The salary threshold hasn’t been updated in more than a decade, she notes. “People were being left behind, and many people were working a lot of overtime and were not being compensated,” Woo says. “If you think about the idea that people could be earning less than $30,000 a year, working crazy hours, and not getting a dollar of overtime, it just needed to be changed.”
Back at Kamaaina Kids, Owens says she is working with ProService to figure out what changes are needed to bring each group of affected employees into compliance. “We have to track their hours, give them raises, or make sure the incentive money that is paid quarterly will equal what it would be to get them to the correct amount by the end of the year,” she says. “I’m not sure it’s solved yet.”

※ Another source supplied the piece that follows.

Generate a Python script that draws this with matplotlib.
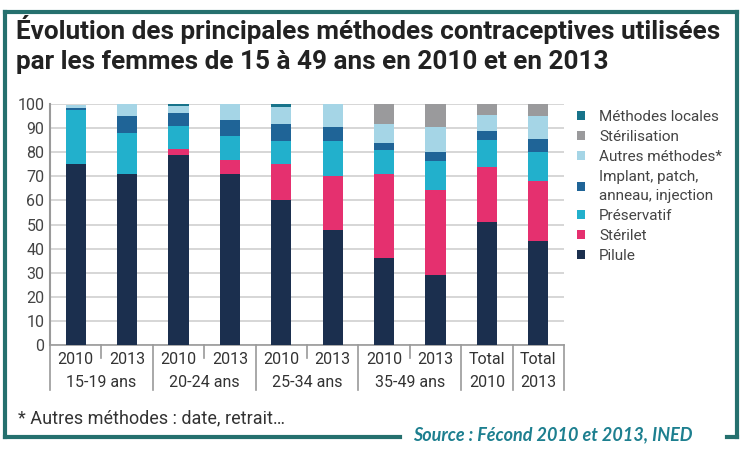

Even if the challenge seems daunting, local employers should take the rules seriously and do what it takes to comply, Padello says, noting that the federal Department of Labor and other enforcement agencies have been very active in Hawaii. “Maybe in bigger states you could fly under the radar, but not here,” she says.
The Hawaii Employers Council’s survey in June of more than 100 local employers found that 43 percent were aware of salaried employees working more than 40 hours per week, yet paid under the new minimum salary. The 57 percent of employers surveyed were unsure if affected employees were actually working over that 40-hour threshold.
Of the jobs affected, most were administrative (35.7 percent), followed by supervisory (27.4 percent). Managers (17.9 percent), professionals (15.5 percent) and directors (3.6 percent) comprised the rest of the affected jobs.
Employers planning to change their compensation programs say they intend to take these actions:
53%: Adjust salaries to the new threshold;
40%: Reclassify salaried jobs to hourly;
51.3%: Restrict overtime;
32.9%: Modify job duties and assignments;
32.5%: Reclassify affected jobs to salaried nonexempt status;
8.1%: Adopt fixed salary fluctuating workweeks.
These percentages total more than 100 percent because many companies planned to implement multiple changes.